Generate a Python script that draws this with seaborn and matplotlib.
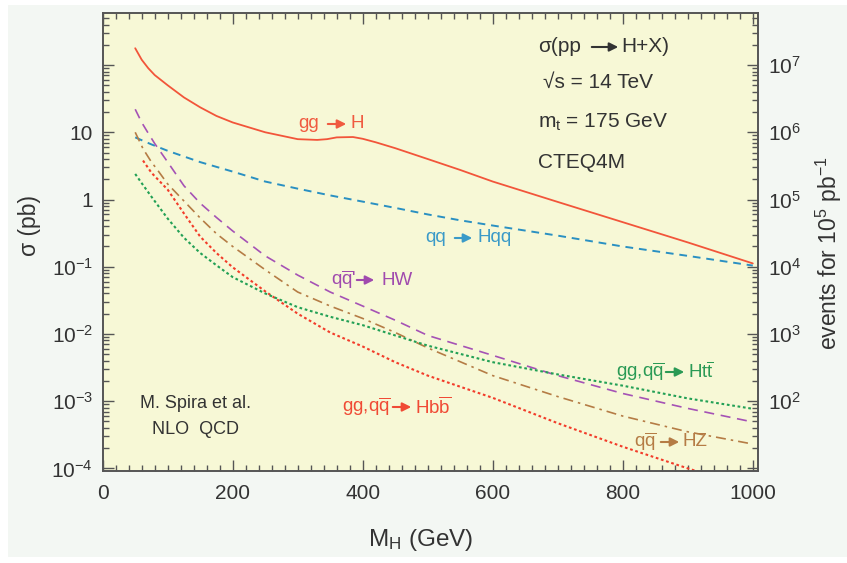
import numpy as np
import pandas as pd
import seaborn as sns
import matplotlib
matplotlib.use("Agg")
import matplotlib.pyplot as plt
from matplotlib.patches import Rectangle, FancyArrowPatch
from matplotlib.ticker import FixedLocator, LogLocator, NullFormatter, FixedFormatter, MultipleLocator

# ---------------- data ----------------
m_ggH = [50, 60, 70, 80, 100, 125, 150, 175, 200, 250, 300, 330, 345, 360, 385, 400, 420, 450, 500, 550, 600, 700, 800, 900, 1000]
s_ggH = [178, 120, 90, 71, 50, 33, 23.5, 17.5, 14, 10, 7.9, 7.7, 7.9, 8.4, 8.5, 8.0, 7.1, 5.8, 4.0, 2.75, 1.85, 0.92, 0.46, 0.23, 0.112]

m_Hqq = [50, 75, 100, 150, 200, 250, 300, 350, 400, 450, 500, 550, 600, 700, 800, 900, 1000]
s_Hqq = [8.4, 6.6, 5.3, 3.6, 2.6, 1.85, 1.45, 1.15, 0.93, 0.75, 0.6, 0.49, 0.41, 0.29, 0.2, 0.145, 0.104]

m_HW = [50, 60, 70, 80, 100, 125, 150, 175, 200, 250, 300, 350, 400, 450, 500, 600, 700, 800, 900, 1000]
s_HW = [22, 14, 9.7, 6.8, 3.6, 1.6, 0.88, 0.54, 0.34, 0.145, 0.075, 0.042, 0.026, 0.016, 0.0095, 0.0048, 0.0024, 0.0013, 0.00078, 0.00049]

m_HZ = [50, 62, 75, 83, 100, 125, 150, 175, 200, 250, 300, 350, 400, 450, 500, 600, 700, 800, 900, 1000]
s_HZ = [10, 5.7, 3.6, 2.86, 1.7, 0.95, 0.53, 0.31, 0.2, 0.09, 0.042, 0.026, 0.017, 0.0105, 0.0062, 0.0024, 0.00117, 0.0006, 0.00035, 0.00023]

m_Hbb = [62, 75, 100, 125, 150, 175, 200, 250, 300, 350, 400, 450, 500, 600, 700, 800, 900, 1000]
s_Hbb = [3.8, 2.5, 1.4, 0.62, 0.28, 0.16, 0.098, 0.043, 0.02, 0.0105, 0.0065, 0.0038, 0.0024, 0.00112, 0.00047, 0.00021, 0.0001, 5e-5]

m_Htt = [50, 60, 75, 100, 125, 150, 175, 200, 250, 300, 350, 400, 450, 500, 600, 700, 800, 900, 1000]
s_Htt = [2.4, 1.75, 1.1, 0.52, 0.27, 0.16, 0.105, 0.07, 0.04, 0.025, 0.018, 0.0135, 0.0095, 0.0067, 0.0038, 0.0025, 0.0017, 0.0011, 0.00077]

x_ticks = [0, 200, 400, 600, 800, 1000]
y_ticks = [1e-4, 1e-3, 1e-2, 1e-1, 1, 10, 100]
y_labels = ["$10^{-4}$", "$10^{-3}$", "$10^{-2}$", "$10^{-1}$", "1", "10", ""]
r_ticks = [1e1, 1e2, 1e3, 1e4, 1e5, 1e6, 1e7]
r_labels = ["", "$10^{2}$", "$10^{3}$", "$10^{4}$", "$10^{5}$", "$10^{6}$", "$10^{7}$"]

# ---------------- style ----------------
sns.set_theme(style="ticks")
plt.rcParams["font.family"] = ["Liberation Sans", "DejaVu Sans"]
plt.rcParams["mathtext.fontset"] = "custom"
plt.rcParams["mathtext.rm"] = "Liberation Sans"
plt.rcParams["mathtext.it"] = "Liberation Sans:italic"
plt.rcParams["mathtext.default"] = "regular"

W, H = 847, 563
fig = plt.figure(figsize=(W / 100, H / 100), dpi=100, facecolor="white")
fig.patches.append(Rectangle((8 / W, 1 - 557 / H), 1 - 8 / W, 552 / H,
                             transform=fig.transFigure, facecolor="#f3f7f3",
                             edgecolor="none", zorder=-10))

L, R, T, B = 102.7, 758.0, 13.3, 470.5
ax = fig.add_axes([L / W, 1 - B / H, (R - L) / W, (B - T) / H])
ax.set_facecolor("#f7f8d6")

TXT = "#333333"
SPINE = "#555555"

series = [
    (m_ggH, s_ggH, "#f2553a", "-", 1.3),
    (m_Hqq, s_Hqq, "#2a90c2", (0, (4, 3)), 1.4),
    (m_HW, s_HW, "#a552b5", (0, (6, 4)), 1.2),
    (m_HZ, s_HZ, "#b57c45", (0, (6, 3, 1.5, 3)), 1.2),
    (m_Hbb, s_Hbb, "#f23c2a", (0, (1.3, 1.3)), 1.5),
    (m_Htt, s_Htt, "#22a055", (0, (1.3, 1.3)), 1.5),
]
for m, s, c, ls, lw in series:
    df = pd.DataFrame({"M": m, "sigma": s})
    sns.lineplot(data=df, x="M", y="sigma", ax=ax, color=c, linestyle=ls, lw=lw)

ax.set_yscale("log")
ax.set_xlim(0, 1008)
ax.set_ylim(9.3e-5, 589)
ax.set_xlabel("")
ax.set_ylabel("")
ax.xaxis.set_major_locator(FixedLocator(x_ticks))
ax.xaxis.set_minor_locator(MultipleLocator(20))
ax.yaxis.set_major_locator(FixedLocator(y_ticks))
ax.yaxis.set_major_formatter(FixedFormatter(y_labels))
ax.yaxis.set_minor_locator(LogLocator(base=10, subs=np.arange(2, 10)))
ax.yaxis.set_minor_formatter(NullFormatter())
ax.tick_params(axis="both", which="both", direction="in", colors=SPINE, labelcolor=TXT,
               width=1.0, top=True, right=False)
ax.tick_params(axis="both", which="major", length=8, labelsize=15)
ax.tick_params(axis="both", which="minor", length=4.5)
ax.tick_params(axis="x", which="major", pad=10)
ax.tick_params(axis="y", which="major", pad=7)
for sp in ax.spines.values():
    sp.set_color(SPINE)
    sp.set_linewidth(1.2)

ax2 = ax.twinx()
ax2.set_yscale("log")
ax2.set_ylim(9.3e-5 * 1e5, 589 * 1e5)
ax2.yaxis.set_major_locator(FixedLocator(r_ticks))
ax2.yaxis.set_major_formatter(FixedFormatter(r_labels))
ax2.yaxis.set_minor_locator(LogLocator(base=10, subs=np.arange(2, 10)))
ax2.yaxis.set_minor_formatter(NullFormatter())
ax2.tick_params(axis="y", which="both", direction="in", colors=SPINE, labelcolor=TXT, width=1.0)
ax2.tick_params(axis="y", which="major", length=8, labelsize=15, pad=7)
ax2.tick_params(axis="y", which="minor", length=4.5)
for sp in ax2.spines.values():
    sp.set_color(SPINE)
    sp.set_linewidth(1.2)


def fx(px):
    return px / W


def fy(py):
    return 1 - py / H


# axis titles
fig.text(fx(29), fy(226), "σ (pb)", rotation=90, ha="center", va="center", fontsize=16.5, color=TXT)
fig.text(fx(421), fy(540), "M$_\\mathrm{H}$ (GeV)", ha="center", va="center", fontsize=17.5, color=TXT)
fig.text(fx(829), fy(253), "events for 10$^5$ pb$^{-1}$", rotation=90, ha="center", va="center",
         fontsize=16.5, color=TXT)


# labels with arrows
def arrow(x0, x1, y, c):
    fig.add_artist(FancyArrowPatch(
        (fx(x0), fy(y)), (fx(x1), fy(y)), transform=fig.transFigure,
        arrowstyle="-|>", mutation_scale=13, color=c, lw=1.5))


def label(left, right, x_left, x_a0, x_a1, x_right, y, c, fs=13.5):
    fig.text(fx(x_left), fy(y), left, ha="left", va="center", fontsize=fs, color=c)
    arrow(x_a0, x_a1, y, c)
    fig.text(fx(x_right), fy(y), right, ha="left", va="center", fontsize=fs, color=c)


label("gg", "H", 298, 325, 349, 350, 124, "#f05a40")
label("qq", "Hqq", 425, 452, 475, 477, 238, "#3a9ac8")
label("q$\\overline{\\rm q}$'", "HW", 331, 354, 377, 381, 280, "#a04aae")
label("gg,q$\\overline{\\rm q}$", "Hb$\\overline{\\rm b}$", 342, 390, 414, 415, 407, "#f04a35")
label("gg,q$\\overline{\\rm q}$", "Ht$\\overline{\\rm t}$", 616, 663, 687, 688, 372, "#2a9a55")
label("q$\\overline{\\rm q}$", "HZ", 634, 658, 682, 682, 442, "#b57c45")

# info block
label("σ(pp", "H+X)", 538, 589, 621, 621, 47, TXT, fs=15)
fig.text(fx(543), fy(82), "√s = 14 TeV", ha="left", va="center", fontsize=15, color=TXT)
fig.text(fx(538), fy(122), "m$_\\mathrm{t}$ = 175 GeV", ha="left", va="center", fontsize=15, color=TXT)
fig.text(fx(538), fy(162), "CTEQ4M", ha="left", va="center", fontsize=15, color=TXT)

fig.text(fx(140), fy(403), "M. Spira et al.", ha="left", va="center", fontsize=13, color=TXT)
fig.text(fx(152), fy(430), "NLO  QCD", ha="left", va="center", fontsize=13, color=TXT)

fig.savefig("out.png", dpi=100, facecolor=fig.get_facecolor())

→ **DIRECTIONS**
Write out exactly the lines between the start of the data and the line with "from matplotlib.ticker import", including both, but none of the pictures.

→ **SOLUTION TO THIS PROBLEM**
Generate a Python script that draws this with seaborn and matplotlib.
import numpy as np
import pandas as pd
import seaborn as sns
import matplotlib
matplotlib.use("Agg")
import matplotlib.pyplot as plt
from matplotlib.patches import Rectangle, FancyArrowPatch
from matplotlib.ticker import FixedLocator, LogLocator, NullFormatter, FixedFormatter, MultipleLocator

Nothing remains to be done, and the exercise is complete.